Starting at the first line of the listing below, repeat each line up to and including the one containing "(theatre) at (958,463)". Leave out pictures.

****************

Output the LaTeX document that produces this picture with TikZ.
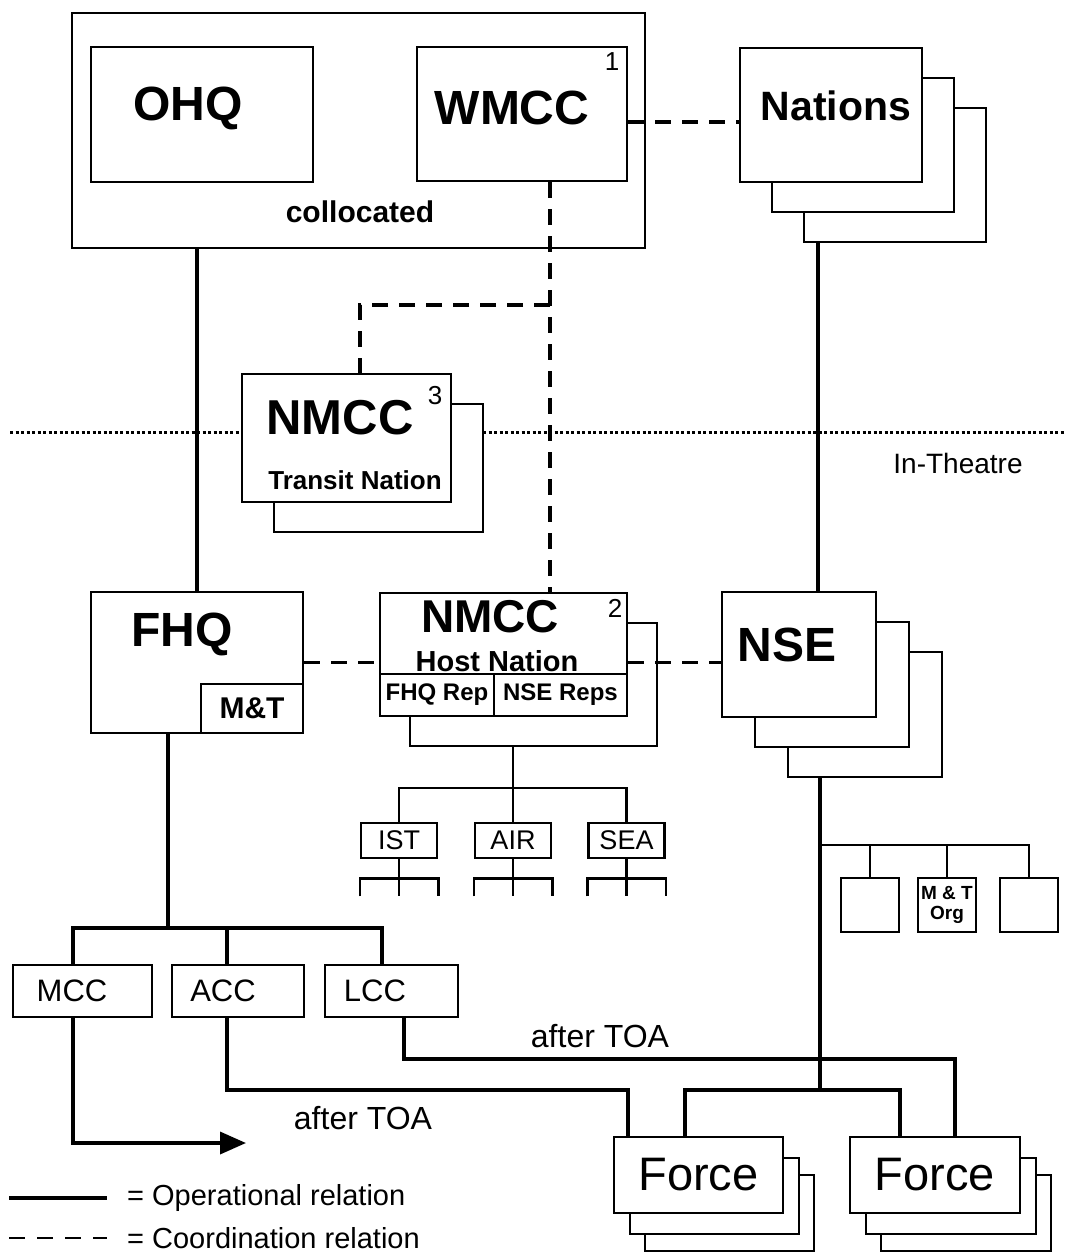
\documentclass[tikz,border=0pt]{standalone}
\usepackage{fontspec}
\setmainfont{Liberation Sans}
\usetikzlibrary{arrows.meta, positioning, shadows, backgrounds}

\tikzset{
    box/.style={draw, line width=2.5pt, fill=white, inner sep=0pt},
    stackback/.style 2 args={general shadow={shadow xshift=#1, shadow yshift=#2,
        fill=white, draw=black, line width=2.5pt}},
    ops/.style={line width=3.5pt},
    tree/.style={line width=2.5pt},
    coord/.style={line width=3.5pt, dash pattern=on 16pt off 11pt},
    headtext/.style={font=\fontsize{48}{50}\selectfont\bfseries},
    subtext/.style={font=\fontsize{28}{30}\selectfont\bfseries},
    plaintext/.style={font=\fontsize{31}{33}\selectfont},
    supnum/.style={font=\fontsize{26}{28}\selectfont},
}

\begin{document}
\begin{tikzpicture}[x=1pt, y=-1pt]
    \useasboundingbox (0,0) rectangle (1065,1254);

    % strategic level
    \node[draw, line width=2.5pt, minimum width=573pt, minimum height=235pt] (coll) at (358.5,130.5) {};
    \node[box, minimum width=222pt, minimum height=135pt] (ohq) at (202,114.5) {};
    \node[box, minimum width=210pt, minimum height=134pt] (wmcc) at (522,114) {};
    \node[headtext] (ohqt) at (188,108) {OHQ};
    \node[headtext] (wmcct) at (512,108) {WMCC};
    \node[supnum] (wmccs) at (612,62) {1};
    \node[subtext, font=\fontsize{30}{32}\selectfont\bfseries] (collt) at (360,212) {collocated};

    \node[box, stackback={64pt}{-60pt}, stackback={32pt}{-30pt},
          minimum width=182pt, minimum height=134pt] (nations) at (831,115) {};
    \node[headtext, font=\fontsize{41}{43}\selectfont\bfseries] (nationst) at (836,106) {Nations};

    % transit nation
    \node[box, stackback={32pt}{-30pt}, minimum width=209pt, minimum height=128pt] (nmcc3) at (346.5,438) {};
    \node[headtext, font=\fontsize{49}{51}\selectfont\bfseries] (nmcc3t) at (340,418) {NMCC};
    \node[supnum] (nmcc3s) at (435,396) {3};
    \node[subtext, font=\fontsize{26}{28}\selectfont\bfseries] (nmcc3n) at (355,480) {Transit Nation};
    \node[font=\fontsize{28}{30}\selectfont] (theatre) at (958,463) {In-Theatre};

    % in theatre
    \node[box, minimum width=212pt, minimum height=141pt] (fhq) at (197,662.5) {};
    \node[headtext] (fhqt) at (182,634) {FHQ};
    \node[box, minimum width=102pt, minimum height=49pt, font=\fontsize{30}{32}\selectfont\bfseries] (fhqmt) at (252,708.5) {M\&T};

    \node[box, stackback={30pt}{-30pt}, minimum width=247pt, minimum height=123pt] (nmcc2) at (503.5,654.5) {};
    \node[headtext, font=\fontsize{46}{48}\selectfont\bfseries] (nmcc2t) at (490,617) {NMCC};
    \node[supnum] (nmcc2s) at (615,608) {2};
    \node[subtext, font=\fontsize{29}{31}\selectfont\bfseries] (nmcc2n) at (497,661) {Host Nation};
    \node[box, minimum width=114pt, minimum height=42pt, font=\fontsize{24}{26}\selectfont\bfseries] (fhqrep) at (437,695) {FHQ Rep};
    \node[box, minimum width=133pt, minimum height=42pt, font=\fontsize{24}{26}\selectfont\bfseries] (nsereps) at (560.5,695) {NSE Reps};

    \node[box, stackback={66pt}{-60pt}, stackback={33pt}{-30pt},
          minimum width=154pt, minimum height=125pt] (nse) at (799,654.5) {};
    \node[headtext] (nset) at (787,645) {NSE};

    \node[box, minimum width=58pt, minimum height=54pt] (orga) at (870,905) {};
    \node[box, minimum width=58pt, minimum height=54pt, align=center,
          font=\fontsize{19}{20}\selectfont\bfseries] (orgmt) at (947,905) {M \& T\\Org};
    \node[box, minimum width=58pt, minimum height=54pt] (orgc) at (1029,905) {};

    \foreach \name/\x/\txt in {ist/399/IST, air/513/AIR, sea/626.5/SEA} {
        \node[box, minimum width=76pt, minimum height=35pt, font=\fontsize{27}{29}\selectfont] (\name) at (\x,840.5) {\txt};
        \draw[tree] ([yshift=-37pt]\name.south west) |- ([yshift=-19pt]\name.south) -| ([yshift=-37pt]\name.south east);
        \draw[tree] (\name.south) -- ++(0,37);
    }

    \node[box, minimum width=139pt, minimum height=52pt] (mcc) at (82.5,991) {};
    \node[box, minimum width=132pt, minimum height=52pt] (acc) at (238,991) {};
    \node[box, minimum width=133pt, minimum height=52pt] (lcc) at (391.5,991) {};
    \node[plaintext] (mcct) at (72,991) {MCC};
    \node[plaintext] (acct) at (223,991) {ACC};
    \node[plaintext] (lcct) at (375,991) {LCC};

    \node[box, stackback={31pt}{-38pt}, stackback={16pt}{-21pt},
          minimum width=169pt, minimum height=76pt, font=\fontsize{47}{49}\selectfont] (forcea) at (698.5,1175) {Force};
    \node[box, stackback={31pt}{-38pt}, stackback={16pt}{-21pt},
          minimum width=170pt, minimum height=76pt, font=\fontsize{47}{49}\selectfont] (forceb) at (935,1175) {Force};

    \node[plaintext, font=\fontsize{32}{34}\selectfont] (toaa) at (600,1036) {after TOA};
    \node[plaintext, font=\fontsize{32}{34}\selectfont] (toab) at (363,1118) {after TOA};

    % junctions
    \coordinate (split3) at (550,305);
    \coordinate (hsplit) at (513,788);
    \coordinate (nsub) at (820,845);
    \coordinate (csplit) at (168,928);
    \coordinate (fsplit) at (820,1090);
    \coordinate (accturn) at (628,1090);
    \coordinate (lccturn) at (955,1059);
    \coordinate (mccend) at (246,1143);
    \coordinate (nsetop) at ([xshift=19pt]nse.north);
    \coordinate (wmccr) at ([yshift=-8pt]wmcc.east);
    \coordinate (mccup) at ([xshift=-9.5pt]mcc.north);
    \coordinate (accup) at ([xshift=-11pt]acc.north);
    \coordinate (lccup) at ([xshift=-9.5pt]lcc.north);
    \coordinate (mccdn) at ([xshift=-9.5pt]mcc.south);
    \coordinate (accdn) at ([xshift=-11pt]acc.south);
    \coordinate (lccdn) at ([xshift=12.5pt]lcc.south);
    \coordinate (theatrel) at (10,432);
    \coordinate (theatrer) at (1065,432);

    \begin{scope}[on background layer]
        \draw[line width=3pt, dash pattern=on 3pt off 2.5pt] (theatrel) -- (theatrer);
        \draw[ops] (fhq.north |- coll.south) -- (fhq.north);
        \draw[ops] (nsetop |- nations.south) -- (nsetop);
        \draw[ops] (fsplit |- nse.south) -- (fsplit);
        \draw[tree] (hsplit |- nmcc2.south) -- (hsplit);
    \end{scope}

    % coordination
    \draw[coord] (wmcc.south -| split3) -- (nmcc2.north -| split3);
    \draw[coord] (split3) -| ([xshift=13.5pt]nmcc3.north);
    \draw[coord] (wmccr) -- (wmccr -| nations.west);
    \draw[coord] (fhq.east) -- (fhq.east -| nmcc2.west);
    \draw[coord] (nmcc2.east |- fhq.east) -- (nse.west |- fhq.east);

    % operational
    \draw[tree] (nsub) -| (orgc.north);
    \draw[tree] (orga.north) -- (orga.north |- nsub);
    \draw[tree] (orgmt.north) -- (orgmt.north |- nsub);
    \draw[tree] (ist.north) |- (hsplit) -| (sea.north);
    \draw[tree] (air.north) -- (hsplit);

    \draw[ops] (csplit |- fhq.south) -- (csplit);
    \draw[ops] (mccup) |- (csplit) -| (lccup);
    \draw[ops] (accup) -- (accup |- csplit);
    \draw[ops, -{Triangle[length=26pt, width=22pt]}] (mccdn) |- (mccend);
    \draw[ops] (accdn) |- (accturn) -- (accturn |- forcea.north);
    \draw[ops] (lccdn) |- (lccturn) -- (lccturn |- forceb.north);
    \draw[ops] (fsplit) -| ([xshift=-13.5pt]forcea.north);
    \draw[ops] (fsplit) -| ([xshift=-35pt]forceb.north);

    % legend
    \coordinate (legopa) at (9,1198);
    \coordinate (legopb) at (107,1198);
    \coordinate (legcoa) at (9,1238);
    \coordinate (legcob) at (107,1238);
    \draw[ops] (legopa) -- (legopb);
    \draw[line width=2pt, dash pattern=on 16pt off 12pt] (legcoa) -- (legcob);
    \node[anchor=west, inner sep=0pt, font=\fontsize{29}{31}\selectfont] (legop) at (127,1198) {= Operational relation};
    \node[anchor=west, inner sep=0pt, font=\fontsize{29}{31}\selectfont] (legco) at (127,1238) {= Coordination relation};
\end{tikzpicture}
\end{document}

****************

● **Full response**:
Output the LaTeX document that produces this picture with TikZ.
\documentclass[tikz,border=0pt]{standalone}
\usepackage{fontspec}
\setmainfont{Liberation Sans}
\usetikzlibrary{arrows.meta, positioning, shadows, backgrounds}

\tikzset{
    box/.style={draw, line width=2.5pt, fill=white, inner sep=0pt},
    stackback/.style 2 args={general shadow={shadow xshift=#1, shadow yshift=#2,
        fill=white, draw=black, line width=2.5pt}},
    ops/.style={line width=3.5pt},
    tree/.style={line width=2.5pt},
    coord/.style={line width=3.5pt, dash pattern=on 16pt off 11pt},
    headtext/.style={font=\fontsize{48}{50}\selectfont\bfseries},
    subtext/.style={font=\fontsize{28}{30}\selectfont\bfseries},
    plaintext/.style={font=\fontsize{31}{33}\selectfont},
    supnum/.style={font=\fontsize{26}{28}\selectfont},
}

\begin{document}
\begin{tikzpicture}[x=1pt, y=-1pt]
    \useasboundingbox (0,0) rectangle (1065,1254);

    % strategic level
    \node[draw, line width=2.5pt, minimum width=573pt, minimum height=235pt] (coll) at (358.5,130.5) {};
    \node[box, minimum width=222pt, minimum height=135pt] (ohq) at (202,114.5) {};
    \node[box, minimum width=210pt, minimum height=134pt] (wmcc) at (522,114) {};
    \node[headtext] (ohqt) at (188,108) {OHQ};
    \node[headtext] (wmcct) at (512,108) {WMCC};
    \node[supnum] (wmccs) at (612,62) {1};
    \node[subtext, font=\fontsize{30}{32}\selectfont\bfseries] (collt) at (360,212) {collocated};

    \node[box, stackback={64pt}{-60pt}, stackback={32pt}{-30pt},
          minimum width=182pt, minimum height=134pt] (nations) at (831,115) {};
    \node[headtext, font=\fontsize{41}{43}\selectfont\bfseries] (nationst) at (836,106) {Nations};

    % transit nation
    \node[box, stackback={32pt}{-30pt}, minimum width=209pt, minimum height=128pt] (nmcc3) at (346.5,438) {};
    \node[headtext, font=\fontsize{49}{51}\selectfont\bfseries] (nmcc3t) at (340,418) {NMCC};
    \node[supnum] (nmcc3s) at (435,396) {3};
    \node[subtext, font=\fontsize{26}{28}\selectfont\bfseries] (nmcc3n) at (355,480) {Transit Nation};
    \node[font=\fontsize{28}{30}\selectfont] (theatre) at (958,463) {In-Theatre};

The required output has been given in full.